Indonesia, ideally, will stick to the use of archipelagic baselines, the line enclosing the whole archipelago by connecting the outermost points of the outlying islands. Singapore seems to use its normal baseline, the line depicting coastline prior to reclamation. Malaysia is also likely to use its normal baseline, based on low tide. However, Malaysia may propose the use of other kinds of baseline, which Indonesia and Singapore may need to anticipate.

Before negotiations begin however, the court needs to make a decision on the status of South Ledge, which lies between Singapore and Malaysia. Recently, it gave Pedra Branca to Singapore and Middle Rock to Malaysia. Once the fate of all three points is known, it will be possible to draw baselines and begin the real work of negotiation.

For Indonesia, the agreement with Singapore is the second maritime boundary agreement achieved in the 21st century. The first one is an agreement with Vietnam, signed on 26 June 2003, delimiting their continental shelf (seabed) in the South China Sea.

Notwithstanding the difficulty of border diplomacy, Indonesia has been actively delimiting its maritime boundaries. This agreement with Singapore is the latest addition to Indonesia’s list of achievements. The archipelago nation now has boundaries defined, partially or fully, with India, Thailand, Malaysia, Singapore, Vietnam, Papua New Guinea, and Australia. Some of the agreements are incomplete because they only concern continental shelf (seabed) rather than water column (exclusive economic zone).
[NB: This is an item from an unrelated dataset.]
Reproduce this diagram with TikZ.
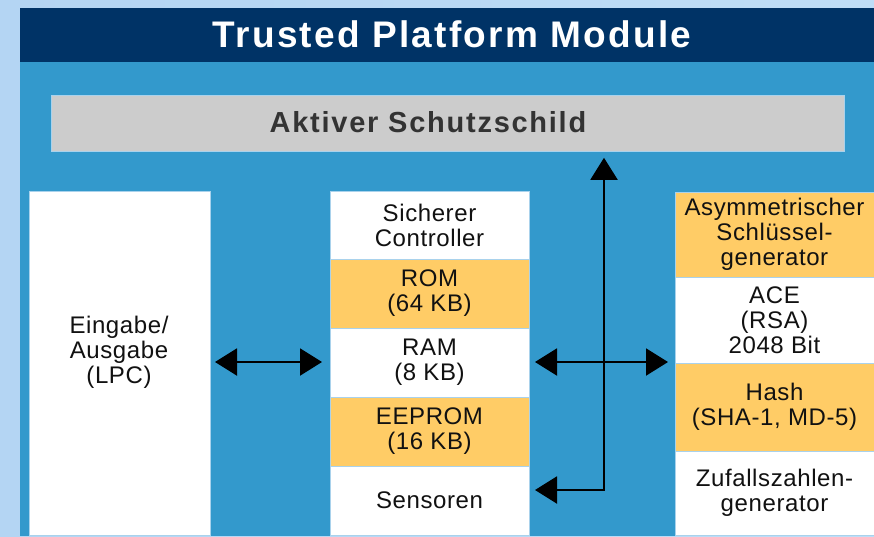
\documentclass[tikz,border=0pt]{standalone}
\usepackage{fontspec}
\setmainfont[LetterSpace=2.5]{Liberation Sans}
\newfontfamily\headfont[LetterSpace=6]{Liberation Sans}
\newfontfamily\shieldfont[LetterSpace=6]{Liberation Sans}
\usetikzlibrary{arrows.meta}
\definecolor{pageblue}{HTML}{B4D5F3}
\definecolor{pageblueright}{HTML}{BEDDF7}
\definecolor{headblue}{HTML}{003366}
\definecolor{modblue}{HTML}{3399CC}
\definecolor{shieldgray}{HTML}{CCCCCC}
\definecolor{memorange}{HTML}{FFCC66}
\definecolor{edgeblue}{HTML}{A9D2EC}
\definecolor{textdark}{HTML}{111111}
\tikzset{
  blk/.style={rectangle, inner sep=0pt, outer sep=0pt, anchor=north west,
    align=center, text=textdark, draw=edgeblue, line width=0.8pt,
    font=\fontsize{24}{25}\selectfont},
  whiteblk/.style={blk, fill=white},
  orangeblk/.style={blk, fill=memorange},
  midcol/.style={minimum width=199pt},
  rightcol/.style={minimum width=199pt},
  link/.style={line width=2pt, black,
    {Triangle[length=22pt,width=27pt]}-{Triangle[length=22pt,width=27pt]}},
}
\begin{document}
\begin{tikzpicture}[x=1pt,y=-1pt]
  % page and module frame
  \shade[left color=pageblue, right color=pageblueright] (0,0) rectangle (874,536);
  \useasboundingbox (0,0) rectangle (874,536);
  \fill[modblue] (20,62) rectangle (874,536);
  \node[rectangle, fill=headblue, inner sep=0pt, anchor=north west,
        minimum width=854pt, minimum height=54pt] (head) at (20,8) {};
  \node[text=white, font=\headfont\bfseries\fontsize{37}{37}\selectfont,
        anchor=base] (title) at (452,47) {Trusted Platform Module};

  % active shield
  \node[rectangle, fill=shieldgray, draw=edgeblue, line width=0.8pt,
        inner sep=0pt, anchor=north west,
        minimum width=793pt, minimum height=56pt] (shield) at (51,95) {};
  \node[text=black!80, font=\shieldfont\bfseries\fontsize{29}{29}\selectfont,
        anchor=base] (shieldtext) at (428,132) {Aktiver Schutzschild};

  % I/O block
  \node[whiteblk, minimum width=181pt, minimum height=344pt] (io) at (29,191) {};
  \node[text=textdark, align=center, font=\fontsize{24}{25}\selectfont]
        (iotext) at (119,352) {Eingabe/\\Ausgabe\\(LPC)};

  % secure controller column
  \node[whiteblk, midcol, minimum height=68pt] (ctrl) at (330,191) {Sicherer\\Controller};
  \node[orangeblk, midcol, minimum height=69pt] (rom) at (330,259) {ROM\\(64 KB)};
  \node[whiteblk, midcol, minimum height=69pt] (ram) at (330,328) {RAM\\(8 KB)};
  \node[orangeblk, midcol, minimum height=69pt] (eeprom) at (330,397) {EEPROM\\(16 KB)};
  \node[whiteblk, midcol, minimum height=69pt] (sens) at (330,466) {Sensoren};

  % crypto column
  \node[orangeblk, rightcol, minimum height=85pt] (asym) at (675,192) {Asymmetrischer\\Schlüssel-\\generator};
  \node[whiteblk, rightcol, minimum height=86pt] (ace) at (675,277) {ACE\\(RSA)\\2048 Bit};
  \node[orangeblk, rightcol, minimum height=88pt] (hash) at (675,363) {Hash\\(SHA-1, MD-5)};
  \node[whiteblk, rightcol, minimum height=84pt] (rng) at (675,451) {Zufallszahlen-\\generator};

  % buses
  \coordinate (busx) at (604,362);
  \coordinate (busbottom) at (604,490);
  \draw[link, shorten <=5pt, shorten >=8pt] (io.east |- busx) -- (ram.west |- busx);
  \draw[link, shorten <=6pt, shorten >=7pt] (ram.east |- busx) -- (ace.west |- busx);
  \draw[link, shorten <=6pt, shorten >=6pt]
    (shield.south -| busx) -- (busbottom) -- (sens.east |- busbottom);
\end{tikzpicture}
\end{document}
Indonesia is in negotiation, or preparing to negotiate with the remaining bordering states of the Philippines, Palau and Timor Leste.


My Note.

Yang aku rada heran, batas baru ini ko semua mengambil batas kepulauan terluar Indonesia disitu? semestinya garis itu adalah garia batas laut teritori indonesia, namun bukn batas negara, karena batas negara jika jaraknya kurang dari sekian mil (include kasus dengan singapur), maka garis batas ada median line atau garis tengah dari garis terluar kedua belah negar.